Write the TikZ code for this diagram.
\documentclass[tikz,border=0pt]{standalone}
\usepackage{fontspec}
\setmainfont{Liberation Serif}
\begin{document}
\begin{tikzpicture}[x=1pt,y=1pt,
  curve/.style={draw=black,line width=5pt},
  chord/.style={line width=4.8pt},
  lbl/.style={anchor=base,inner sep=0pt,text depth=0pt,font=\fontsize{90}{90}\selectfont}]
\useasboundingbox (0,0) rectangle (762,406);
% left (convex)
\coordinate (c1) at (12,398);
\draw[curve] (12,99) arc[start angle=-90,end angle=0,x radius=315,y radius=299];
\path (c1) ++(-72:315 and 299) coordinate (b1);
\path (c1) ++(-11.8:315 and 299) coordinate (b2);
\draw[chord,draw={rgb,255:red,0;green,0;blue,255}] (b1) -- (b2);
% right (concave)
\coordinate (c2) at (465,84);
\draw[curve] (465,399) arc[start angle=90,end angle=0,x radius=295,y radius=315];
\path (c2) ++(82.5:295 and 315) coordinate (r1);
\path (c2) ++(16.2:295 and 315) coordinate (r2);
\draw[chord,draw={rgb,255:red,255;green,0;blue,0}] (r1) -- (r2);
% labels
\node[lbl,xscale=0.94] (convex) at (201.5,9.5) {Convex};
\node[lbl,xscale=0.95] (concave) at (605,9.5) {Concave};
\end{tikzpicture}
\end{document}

════════

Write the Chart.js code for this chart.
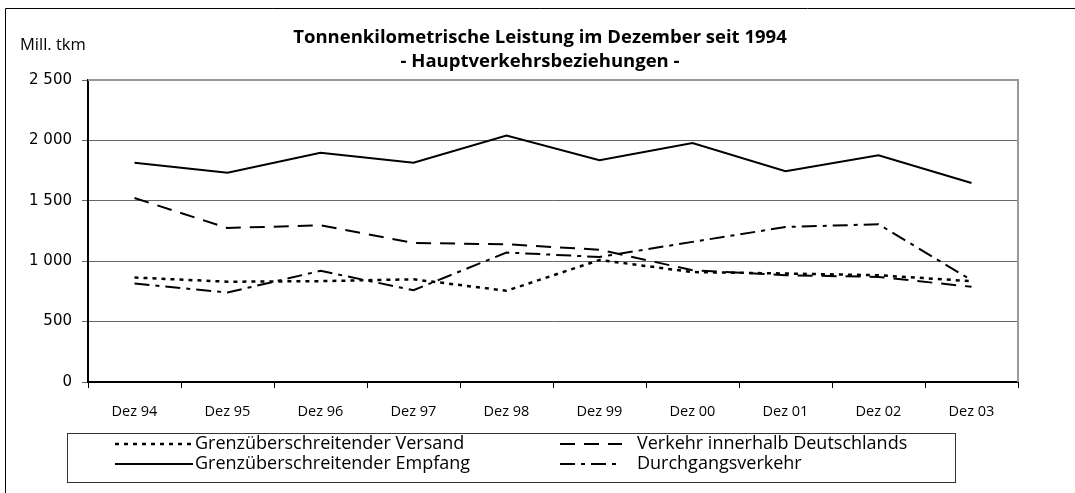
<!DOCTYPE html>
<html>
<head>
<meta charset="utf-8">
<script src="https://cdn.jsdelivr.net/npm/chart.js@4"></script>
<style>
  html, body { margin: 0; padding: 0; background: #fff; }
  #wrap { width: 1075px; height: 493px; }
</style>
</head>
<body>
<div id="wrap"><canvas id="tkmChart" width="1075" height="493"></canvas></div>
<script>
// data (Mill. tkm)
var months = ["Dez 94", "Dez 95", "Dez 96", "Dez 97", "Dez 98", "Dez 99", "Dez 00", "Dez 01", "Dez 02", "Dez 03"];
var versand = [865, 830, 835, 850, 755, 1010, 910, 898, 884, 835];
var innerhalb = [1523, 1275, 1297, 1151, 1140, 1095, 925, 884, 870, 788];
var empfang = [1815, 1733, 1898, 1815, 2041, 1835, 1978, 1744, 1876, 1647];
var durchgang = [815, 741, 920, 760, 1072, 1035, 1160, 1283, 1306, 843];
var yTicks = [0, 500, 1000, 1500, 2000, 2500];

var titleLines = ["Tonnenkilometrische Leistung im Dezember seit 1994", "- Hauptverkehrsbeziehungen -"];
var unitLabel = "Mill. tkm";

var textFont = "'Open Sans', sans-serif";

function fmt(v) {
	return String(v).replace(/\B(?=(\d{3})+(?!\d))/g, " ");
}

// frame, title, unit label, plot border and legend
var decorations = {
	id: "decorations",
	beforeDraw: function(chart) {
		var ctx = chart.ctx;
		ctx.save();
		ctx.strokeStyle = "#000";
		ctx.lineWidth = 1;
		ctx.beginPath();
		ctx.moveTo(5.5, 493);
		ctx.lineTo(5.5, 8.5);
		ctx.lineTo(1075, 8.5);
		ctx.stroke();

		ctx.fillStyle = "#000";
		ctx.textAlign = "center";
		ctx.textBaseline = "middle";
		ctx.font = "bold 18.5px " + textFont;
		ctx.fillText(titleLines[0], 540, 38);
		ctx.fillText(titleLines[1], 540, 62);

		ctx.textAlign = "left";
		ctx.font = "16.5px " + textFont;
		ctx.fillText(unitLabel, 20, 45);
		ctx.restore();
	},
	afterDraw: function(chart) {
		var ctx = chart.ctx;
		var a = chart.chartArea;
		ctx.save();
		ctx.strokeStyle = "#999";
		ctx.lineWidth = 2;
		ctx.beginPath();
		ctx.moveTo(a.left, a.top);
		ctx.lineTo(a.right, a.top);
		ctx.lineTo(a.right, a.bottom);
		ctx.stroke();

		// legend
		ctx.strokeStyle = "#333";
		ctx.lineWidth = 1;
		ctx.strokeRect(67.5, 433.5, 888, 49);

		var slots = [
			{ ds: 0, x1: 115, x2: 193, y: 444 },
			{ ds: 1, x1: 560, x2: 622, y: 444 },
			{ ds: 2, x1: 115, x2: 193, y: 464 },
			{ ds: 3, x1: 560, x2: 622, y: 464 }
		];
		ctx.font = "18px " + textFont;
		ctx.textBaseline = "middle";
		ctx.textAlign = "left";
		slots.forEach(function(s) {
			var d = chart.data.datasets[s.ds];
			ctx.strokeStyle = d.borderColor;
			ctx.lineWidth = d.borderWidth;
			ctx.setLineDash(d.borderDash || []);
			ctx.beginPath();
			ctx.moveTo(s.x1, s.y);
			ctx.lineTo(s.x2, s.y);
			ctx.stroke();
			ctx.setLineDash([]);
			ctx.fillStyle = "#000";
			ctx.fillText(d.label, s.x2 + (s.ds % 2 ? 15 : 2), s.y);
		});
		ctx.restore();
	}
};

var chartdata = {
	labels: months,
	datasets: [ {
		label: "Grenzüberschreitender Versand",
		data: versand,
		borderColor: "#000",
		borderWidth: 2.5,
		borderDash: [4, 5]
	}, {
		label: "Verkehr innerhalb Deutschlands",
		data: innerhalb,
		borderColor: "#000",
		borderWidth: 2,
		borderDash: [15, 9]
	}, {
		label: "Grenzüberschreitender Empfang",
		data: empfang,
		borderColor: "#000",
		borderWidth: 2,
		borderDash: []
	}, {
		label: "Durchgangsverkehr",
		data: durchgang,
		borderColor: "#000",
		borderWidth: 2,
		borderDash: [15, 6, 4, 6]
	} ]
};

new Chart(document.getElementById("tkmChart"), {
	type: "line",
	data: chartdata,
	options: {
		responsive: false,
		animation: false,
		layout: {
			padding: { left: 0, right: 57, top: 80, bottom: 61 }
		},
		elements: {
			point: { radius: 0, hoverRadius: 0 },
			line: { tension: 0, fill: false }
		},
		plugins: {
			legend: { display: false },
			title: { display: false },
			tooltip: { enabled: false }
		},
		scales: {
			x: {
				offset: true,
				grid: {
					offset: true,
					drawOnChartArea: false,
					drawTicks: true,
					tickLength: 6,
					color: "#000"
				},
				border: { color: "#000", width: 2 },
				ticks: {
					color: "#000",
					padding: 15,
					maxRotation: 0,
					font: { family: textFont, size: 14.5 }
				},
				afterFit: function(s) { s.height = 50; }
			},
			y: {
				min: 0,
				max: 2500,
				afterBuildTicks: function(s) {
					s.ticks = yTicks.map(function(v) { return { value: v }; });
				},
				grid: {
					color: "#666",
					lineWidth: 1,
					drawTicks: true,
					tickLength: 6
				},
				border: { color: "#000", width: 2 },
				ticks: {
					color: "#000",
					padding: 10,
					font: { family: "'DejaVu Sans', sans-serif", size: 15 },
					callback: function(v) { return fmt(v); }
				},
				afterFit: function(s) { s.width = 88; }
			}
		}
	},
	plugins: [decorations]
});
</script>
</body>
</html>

════════

### Your task
Keep the pictures out, and extract only the lines that begin at the one containing "Write the Chart.js code for this chart." and end at the one containing "ctx.fillText(titleLines[1], 540, 62);", inclusive.

### Full response
Write the Chart.js code for this chart.
<!DOCTYPE html>
<html>
<head>
<meta charset="utf-8">
<script src="https://cdn.jsdelivr.net/npm/chart.js@4"></script>
<style>
  html, body { margin: 0; padding: 0; background: #fff; }
  #wrap { width: 1075px; height: 493px; }
</style>
</head>
<body>
<div id="wrap"><canvas id="tkmChart" width="1075" height="493"></canvas></div>
<script>
// data (Mill. tkm)
var months = ["Dez 94", "Dez 95", "Dez 96", "Dez 97", "Dez 98", "Dez 99", "Dez 00", "Dez 01", "Dez 02", "Dez 03"];
var versand = [865, 830, 835, 850, 755, 1010, 910, 898, 884, 835];
var innerhalb = [1523, 1275, 1297, 1151, 1140, 1095, 925, 884, 870, 788];
var empfang = [1815, 1733, 1898, 1815, 2041, 1835, 1978, 1744, 1876, 1647];
var durchgang = [815, 741, 920, 760, 1072, 1035, 1160, 1283, 1306, 843];
var yTicks = [0, 500, 1000, 1500, 2000, 2500];

var titleLines = ["Tonnenkilometrische Leistung im Dezember seit 1994", "- Hauptverkehrsbeziehungen -"];
var unitLabel = "Mill. tkm";

var textFont = "'Open Sans', sans-serif";

function fmt(v) {
	return String(v).replace(/\B(?=(\d{3})+(?!\d))/g, " ");
}

// frame, title, unit label, plot border and legend
var decorations = {
	id: "decorations",
	beforeDraw: function(chart) {
		var ctx = chart.ctx;
		ctx.save();
		ctx.strokeStyle = "#000";
		ctx.lineWidth = 1;
		ctx.beginPath();
		ctx.moveTo(5.5, 493);
		ctx.lineTo(5.5, 8.5);
		ctx.lineTo(1075, 8.5);
		ctx.stroke();

		ctx.fillStyle = "#000";
		ctx.textAlign = "center";
		ctx.textBaseline = "middle";
		ctx.font = "bold 18.5px " + textFont;
		ctx.fillText(titleLines[0], 540, 38);
		ctx.fillText(titleLines[1], 540, 62);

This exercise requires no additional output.